Data entries
============

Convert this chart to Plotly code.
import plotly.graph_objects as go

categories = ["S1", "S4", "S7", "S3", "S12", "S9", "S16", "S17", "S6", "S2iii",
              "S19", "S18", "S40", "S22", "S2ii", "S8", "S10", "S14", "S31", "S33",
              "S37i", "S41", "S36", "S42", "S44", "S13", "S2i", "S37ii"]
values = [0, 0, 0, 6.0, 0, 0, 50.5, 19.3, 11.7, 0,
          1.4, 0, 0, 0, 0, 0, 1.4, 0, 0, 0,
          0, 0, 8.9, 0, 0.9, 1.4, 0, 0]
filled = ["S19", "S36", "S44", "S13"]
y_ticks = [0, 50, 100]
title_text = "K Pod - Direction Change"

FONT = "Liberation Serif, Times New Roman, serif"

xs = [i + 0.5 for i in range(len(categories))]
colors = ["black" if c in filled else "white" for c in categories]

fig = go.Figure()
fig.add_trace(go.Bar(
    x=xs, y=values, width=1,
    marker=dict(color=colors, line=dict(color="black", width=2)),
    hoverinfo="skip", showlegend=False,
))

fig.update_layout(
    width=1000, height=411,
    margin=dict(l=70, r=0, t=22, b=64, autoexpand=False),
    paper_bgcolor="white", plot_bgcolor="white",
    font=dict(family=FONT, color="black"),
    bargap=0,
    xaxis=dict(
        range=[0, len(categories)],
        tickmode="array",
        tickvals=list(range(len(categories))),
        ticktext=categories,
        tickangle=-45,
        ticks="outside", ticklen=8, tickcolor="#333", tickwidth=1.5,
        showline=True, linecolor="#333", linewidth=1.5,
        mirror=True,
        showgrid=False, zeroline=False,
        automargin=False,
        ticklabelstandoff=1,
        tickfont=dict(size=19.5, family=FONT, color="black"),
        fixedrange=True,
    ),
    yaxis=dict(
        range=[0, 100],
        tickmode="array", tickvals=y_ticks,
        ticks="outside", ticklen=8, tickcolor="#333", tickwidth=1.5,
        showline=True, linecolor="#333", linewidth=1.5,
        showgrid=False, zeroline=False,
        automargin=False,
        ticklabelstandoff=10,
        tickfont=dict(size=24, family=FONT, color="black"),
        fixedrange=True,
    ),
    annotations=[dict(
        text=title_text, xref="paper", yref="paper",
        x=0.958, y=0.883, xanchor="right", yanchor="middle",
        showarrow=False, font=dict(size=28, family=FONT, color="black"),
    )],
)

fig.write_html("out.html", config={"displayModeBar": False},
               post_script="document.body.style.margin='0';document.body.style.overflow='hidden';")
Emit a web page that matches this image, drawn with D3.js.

============

Aim:
Reproduce the material precisely, including every line.

Output below:
Convert this chart to Plotly code.
import plotly.graph_objects as go

categories = ["S1", "S4", "S7", "S3", "S12", "S9", "S16", "S17", "S6", "S2iii",
              "S19", "S18", "S40", "S22", "S2ii", "S8", "S10", "S14", "S31", "S33",
              "S37i", "S41", "S36", "S42", "S44", "S13", "S2i", "S37ii"]
values = [0, 0, 0, 6.0, 0, 0, 50.5, 19.3, 11.7, 0,
          1.4, 0, 0, 0, 0, 0, 1.4, 0, 0, 0,
          0, 0, 8.9, 0, 0.9, 1.4, 0, 0]
filled = ["S19", "S36", "S44", "S13"]
y_ticks = [0, 50, 100]
title_text = "K Pod - Direction Change"

FONT = "Liberation Serif, Times New Roman, serif"

xs = [i + 0.5 for i in range(len(categories))]
colors = ["black" if c in filled else "white" for c in categories]

fig = go.Figure()
fig.add_trace(go.Bar(
    x=xs, y=values, width=1,
    marker=dict(color=colors, line=dict(color="black", width=2)),
    hoverinfo="skip", showlegend=False,
))

fig.update_layout(
    width=1000, height=411,
    margin=dict(l=70, r=0, t=22, b=64, autoexpand=False),
    paper_bgcolor="white", plot_bgcolor="white",
    font=dict(family=FONT, color="black"),
    bargap=0,
    xaxis=dict(
        range=[0, len(categories)],
        tickmode="array",
        tickvals=list(range(len(categories))),
        ticktext=categories,
        tickangle=-45,
        ticks="outside", ticklen=8, tickcolor="#333", tickwidth=1.5,
        showline=True, linecolor="#333", linewidth=1.5,
        mirror=True,
        showgrid=False, zeroline=False,
        automargin=False,
        ticklabelstandoff=1,
        tickfont=dict(size=19.5, family=FONT, color="black"),
        fixedrange=True,
    ),
    yaxis=dict(
        range=[0, 100],
        tickmode="array", tickvals=y_ticks,
        ticks="outside", ticklen=8, tickcolor="#333", tickwidth=1.5,
        showline=True, linecolor="#333", linewidth=1.5,
        showgrid=False, zeroline=False,
        automargin=False,
        ticklabelstandoff=10,
        tickfont=dict(size=24, family=FONT, color="black"),
        fixedrange=True,
    ),
    annotations=[dict(
        text=title_text, xref="paper", yref="paper",
        x=0.958, y=0.883, xanchor="right", yanchor="middle",
        showarrow=False, font=dict(size=28, family=FONT, color="black"),
    )],
)

fig.write_html("out.html", config={"displayModeBar": False},
               post_script="document.body.style.margin='0';document.body.style.overflow='hidden';")
Emit a web page that matches this image, drawn with D3.js.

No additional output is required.